EXERCISE AIM: Retype the opening lines of the listing below, ending with the line that contains "(risk) at (309.7,670.7)", and leave out any pictures.

-- begin MATERIAL --

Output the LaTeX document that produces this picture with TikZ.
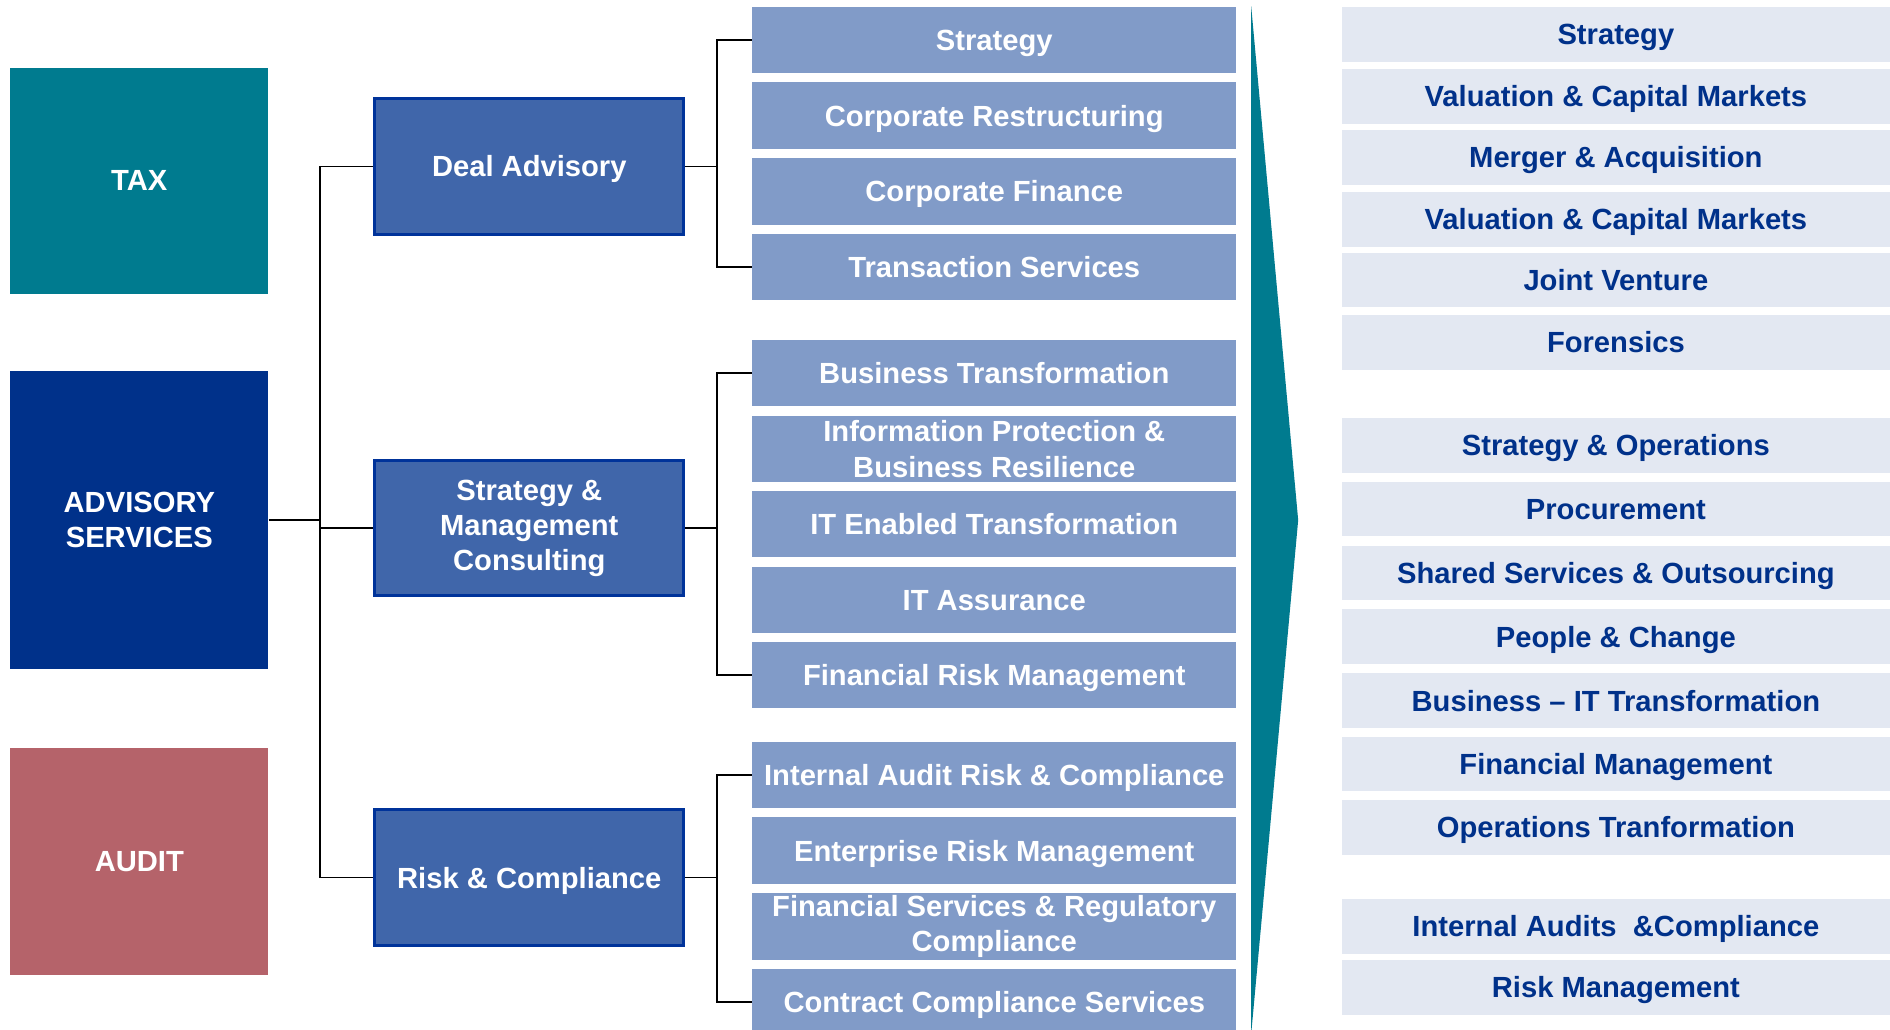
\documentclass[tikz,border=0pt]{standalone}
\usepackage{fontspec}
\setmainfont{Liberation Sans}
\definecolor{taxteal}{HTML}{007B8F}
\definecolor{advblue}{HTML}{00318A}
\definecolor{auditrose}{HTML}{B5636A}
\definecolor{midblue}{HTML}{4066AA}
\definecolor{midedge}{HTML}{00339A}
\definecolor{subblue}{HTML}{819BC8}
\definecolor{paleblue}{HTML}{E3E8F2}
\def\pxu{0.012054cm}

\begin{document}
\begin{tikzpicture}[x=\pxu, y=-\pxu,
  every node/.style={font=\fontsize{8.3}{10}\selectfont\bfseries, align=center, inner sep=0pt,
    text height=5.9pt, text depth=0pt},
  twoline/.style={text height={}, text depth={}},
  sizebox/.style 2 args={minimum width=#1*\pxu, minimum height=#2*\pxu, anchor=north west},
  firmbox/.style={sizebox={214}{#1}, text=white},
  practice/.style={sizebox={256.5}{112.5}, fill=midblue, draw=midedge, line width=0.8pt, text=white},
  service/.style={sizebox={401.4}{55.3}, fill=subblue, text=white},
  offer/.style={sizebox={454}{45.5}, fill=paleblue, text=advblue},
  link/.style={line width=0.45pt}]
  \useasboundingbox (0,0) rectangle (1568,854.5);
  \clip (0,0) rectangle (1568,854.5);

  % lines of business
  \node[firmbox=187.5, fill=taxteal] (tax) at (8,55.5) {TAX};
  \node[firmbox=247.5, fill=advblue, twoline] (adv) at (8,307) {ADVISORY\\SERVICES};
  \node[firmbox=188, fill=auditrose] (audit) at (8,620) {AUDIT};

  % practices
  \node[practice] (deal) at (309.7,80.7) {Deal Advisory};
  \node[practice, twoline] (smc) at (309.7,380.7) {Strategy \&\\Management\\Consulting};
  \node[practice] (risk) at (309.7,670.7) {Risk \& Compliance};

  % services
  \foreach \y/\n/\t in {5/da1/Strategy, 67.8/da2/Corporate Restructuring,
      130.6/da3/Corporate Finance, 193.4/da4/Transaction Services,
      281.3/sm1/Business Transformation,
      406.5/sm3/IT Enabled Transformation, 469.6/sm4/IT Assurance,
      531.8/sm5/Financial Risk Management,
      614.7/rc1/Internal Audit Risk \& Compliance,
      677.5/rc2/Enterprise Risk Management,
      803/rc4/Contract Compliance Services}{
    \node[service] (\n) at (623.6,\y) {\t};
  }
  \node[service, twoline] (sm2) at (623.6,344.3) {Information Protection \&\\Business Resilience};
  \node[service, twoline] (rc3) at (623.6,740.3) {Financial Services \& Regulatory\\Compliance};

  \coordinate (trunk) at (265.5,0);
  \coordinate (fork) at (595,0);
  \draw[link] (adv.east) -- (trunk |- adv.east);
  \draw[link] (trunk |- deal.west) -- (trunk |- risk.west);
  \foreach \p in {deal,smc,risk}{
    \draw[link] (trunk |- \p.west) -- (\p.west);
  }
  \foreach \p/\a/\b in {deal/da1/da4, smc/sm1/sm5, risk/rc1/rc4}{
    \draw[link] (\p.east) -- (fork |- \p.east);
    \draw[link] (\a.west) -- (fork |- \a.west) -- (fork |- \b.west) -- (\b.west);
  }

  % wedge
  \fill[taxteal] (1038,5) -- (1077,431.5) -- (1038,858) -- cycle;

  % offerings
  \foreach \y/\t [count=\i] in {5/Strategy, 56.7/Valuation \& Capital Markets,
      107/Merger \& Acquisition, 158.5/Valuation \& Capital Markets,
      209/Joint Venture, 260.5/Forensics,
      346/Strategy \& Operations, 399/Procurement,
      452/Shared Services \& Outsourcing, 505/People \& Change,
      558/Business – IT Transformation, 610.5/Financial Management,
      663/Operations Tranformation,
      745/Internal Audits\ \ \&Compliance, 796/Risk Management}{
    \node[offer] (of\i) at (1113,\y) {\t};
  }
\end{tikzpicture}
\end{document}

-- end MATERIAL --

REPLY:
Output the LaTeX document that produces this picture with TikZ.
\documentclass[tikz,border=0pt]{standalone}
\usepackage{fontspec}
\setmainfont{Liberation Sans}
\definecolor{taxteal}{HTML}{007B8F}
\definecolor{advblue}{HTML}{00318A}
\definecolor{auditrose}{HTML}{B5636A}
\definecolor{midblue}{HTML}{4066AA}
\definecolor{midedge}{HTML}{00339A}
\definecolor{subblue}{HTML}{819BC8}
\definecolor{paleblue}{HTML}{E3E8F2}
\def\pxu{0.012054cm}

\begin{document}
\begin{tikzpicture}[x=\pxu, y=-\pxu,
  every node/.style={font=\fontsize{8.3}{10}\selectfont\bfseries, align=center, inner sep=0pt,
    text height=5.9pt, text depth=0pt},
  twoline/.style={text height={}, text depth={}},
  sizebox/.style 2 args={minimum width=#1*\pxu, minimum height=#2*\pxu, anchor=north west},
  firmbox/.style={sizebox={214}{#1}, text=white},
  practice/.style={sizebox={256.5}{112.5}, fill=midblue, draw=midedge, line width=0.8pt, text=white},
  service/.style={sizebox={401.4}{55.3}, fill=subblue, text=white},
  offer/.style={sizebox={454}{45.5}, fill=paleblue, text=advblue},
  link/.style={line width=0.45pt}]
  \useasboundingbox (0,0) rectangle (1568,854.5);
  \clip (0,0) rectangle (1568,854.5);

  % lines of business
  \node[firmbox=187.5, fill=taxteal] (tax) at (8,55.5) {TAX};
  \node[firmbox=247.5, fill=advblue, twoline] (adv) at (8,307) {ADVISORY\\SERVICES};
  \node[firmbox=188, fill=auditrose] (audit) at (8,620) {AUDIT};

  % practices
  \node[practice] (deal) at (309.7,80.7) {Deal Advisory};
  \node[practice, twoline] (smc) at (309.7,380.7) {Strategy \&\\Management\\Consulting};
  \node[practice] (risk) at (309.7,670.7) {Risk \& Compliance};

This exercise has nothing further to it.